Bäderland Hamburg: Retter berichten, wie sie die Badeunfälle erlebt haben
Reza Raffie arbeitet seit 2015 bei Bäderland. Seit 2020 ist das Bondenwald Bad in Hamburg-Niendorf sein Revier, davor war der 35-Jährige im Festland Bad angestellt. Der gebürtige Iraner, der seit 2014 in Deutschland lebt, war schon in seiner früheren Heimat als Rettungsschwimmer tätig. Seit 2017 gibt er Unterricht als Schulschwimmlehrer.

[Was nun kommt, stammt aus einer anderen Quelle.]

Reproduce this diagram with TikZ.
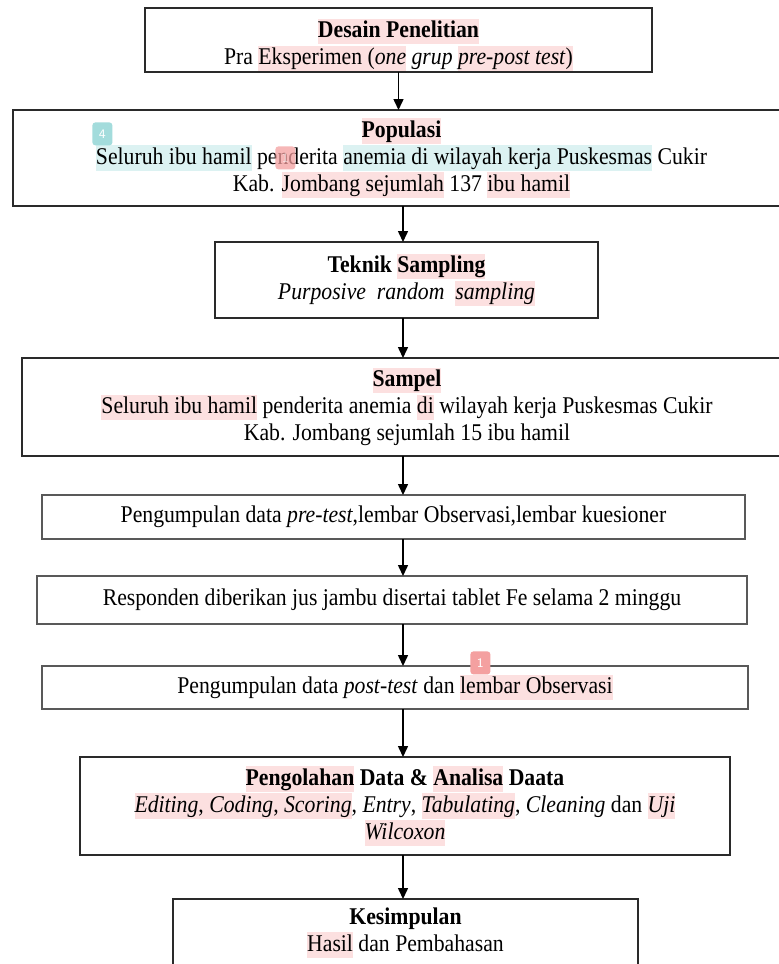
\documentclass[tikz,border=0pt]{standalone}
\usepackage{fontspec}
\setmainfont{Liberation Serif}[FakeStretch=0.905]
\usetikzlibrary{arrows.meta}
\definecolor{hlPink}{HTML}{FCE0E0}
\definecolor{hlTeal}{HTML}{DCF2F2}
\definecolor{badgeTeal}{HTML}{A3DCDC}
\definecolor{badgePink}{HTML}{F4A0A0}
\definecolor{boxLine}{HTML}{2A2A2A}
\newcommand{\hlStrut}{\rule[-3.2pt]{0pt}{12.6pt}}
\newcommand{\pinkMark}[1]{{\setlength{\fboxsep}{0pt}\colorbox{hlPink}{\hlStrut#1}}}
\newcommand{\tealMark}[1]{{\setlength{\fboxsep}{0pt}\colorbox{hlTeal}{\hlStrut#1}}}
\tikzset{
  flowBox/.style={draw=boxLine, line width=1.2pt, fill=white, align=center, anchor=north west,
    inner sep=0pt, outer sep=0pt, font=\fontsize{12}{13.5}\selectfont},
  thinBox/.style={flowBox, line width=0.7pt, draw=black!65},
  flowArrow/.style={-{Triangle[length=5.5pt,width=5pt]}, line width=0.75pt},
  badge/.style={rounded corners=1.5pt, inner sep=0pt, minimum width=10pt, minimum height=11.5pt,
    text=white, font=\sffamily\fontsize{6.5}{7}\selectfont, anchor=north west}
}

\begin{document}
\begin{tikzpicture}[x=0.5pt,y=-0.5pt]
\fill[white] (0,0) rectangle (778,964);
\useasboundingbox (0,0) rectangle (778,964);
\node[flowBox, minimum width=253.5pt, minimum height=32pt] (desain) at (145,8) {\rule{0pt}{14.6pt}\textbf{\pinkMark{Desain Penelitian}}\\Pra \pinkMark{Eksperimen (\textit{one}} \textit{grup} \pinkMark{\textit{pre-post test})}};
\node[flowBox, minimum width=388.5pt, minimum height=48pt] (populasi) at (13,110) {\textbf{\pinkMark{Populasi}}\\\tealMark{Seluruh ibu hamil} penderita \tealMark{anemia di wilayah kerja Puskesmas} Cukir\\Kab. \pinkMark{Jombang sejumlah} 137 \pinkMark{ibu hamil}};
\node[flowBox, minimum width=191.5pt, minimum height=38pt] (teknik) at (215,242) {\textbf{Teknik \pinkMark{Sampling}}\\\textit{Purposive\ \ random\ \ \pinkMark{sampling}}};
\node[flowBox, minimum width=385pt, minimum height=49pt] (sampel) at (22,358) {\textbf{\pinkMark{Sampel}}\\\pinkMark{Seluruh ibu hamil} penderita anemia \pinkMark{di} wilayah kerja Puskesmas Cukir\\Kab. Jombang sejumlah 15 ibu hamil};
\node[thinBox, minimum width=351.5pt, minimum height=22pt] (preTest) at (42,495) {Pengumpulan data \textit{pre-test},lembar Observasi,lembar kuesioner};
\node[thinBox, minimum width=355pt, minimum height=24pt] (perlakuan) at (37,576) {Responden diberikan jus jambu disertai tablet Fe selama 2 minggu};
\node[thinBox, minimum width=353pt, minimum height=21.5pt] (postTest) at (42,666) {Pengumpulan data \textit{post-test} dan \pinkMark{lembar Observasi}};
\node[flowBox, minimum width=325pt, minimum height=49pt] (olahData) at (80,757) {\textbf{\pinkMark{Pengolahan} Data \& \pinkMark{Analisa} Daata}\\\pinkMark{\textit{Editing}, \textit{Coding}, \textit{Scoring}}, \textit{Entry}, \pinkMark{\textit{Tabulating}}, \textit{Cleaning} dan \pinkMark{\textit{Uji}}\\\pinkMark{\textit{Wilcoxon}}};
\node[thinBox, draw=boxLine, minimum width=232.5pt, minimum height=33.5pt] (simpulan) at (173,899) {\textbf{Kesimpulan}\\\pinkMark{Hasil} dan Pembahasan};
\node[badge, fill=badgeTeal] (badgeEmpat) at (92,122) {4};
\node[badge, fill=badgePink, fill opacity=0.75, text opacity=0.6] (badgeTanda) at (275,146) {1};
\node[badge, fill=badgePink] (badgeSatu) at (470,651) {1};
\coordinate (spine) at (403,0);
\draw[flowArrow] (desain.south) -- (populasi.north -| desain.south);
\draw[flowArrow] (populasi.south -| spine) -- (teknik.north -| spine);
\draw[flowArrow] (teknik.south -| spine) -- (sampel.north -| spine);
\draw[flowArrow] (sampel.south -| spine) -- (preTest.north -| spine);
\draw[flowArrow] (preTest.south -| spine) -- (perlakuan.north -| spine);
\draw[flowArrow] (perlakuan.south -| spine) -- (postTest.north -| spine);
\draw[flowArrow] (postTest.south -| spine) -- (olahData.north -| spine);
\draw[flowArrow] (olahData.south -| spine) -- (simpulan.north -| spine);
\end{tikzpicture}
\end{document}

„Heftig“ sei der Dienst am vergangenen Freitag gewesen, beschreibt Rafiee den Tag rückblickend. Er habe ab 10.30 Uhr Wasseraufsicht in der Halle des Bondenwald Bades gemacht. Um die Mittagszeit habe er schließlich Hilferufe gehört. Er beschreibt die folgenden Minuten so: „Ich habe daraufhin einen Blick zum Außenbecken geworfen. Da kam eine aufgeregte Mutter auf mich zu und hat um Hilfe gerufen. Sie hatte ein Kind auf dem Arm und hat es mir übergeben.“
Bondenwald Bad: Der Junge im Kita-Alter atmete nicht mehr
Er habe sofort den internen Notrufalarm ausgelöst und das bewusstlose Kind im Kita-Alter auf den Boden gelegt. „Es hatte keine Atmung mehr. Ich habe sofort mit Power mit der Beatmung angefangen. Das Kind habe die Augen geöffnet und tief Luft geholt. Es hatte richtig blaue Lippen.“ Der Junge habe dann angefangen, richtig laut zu schreien.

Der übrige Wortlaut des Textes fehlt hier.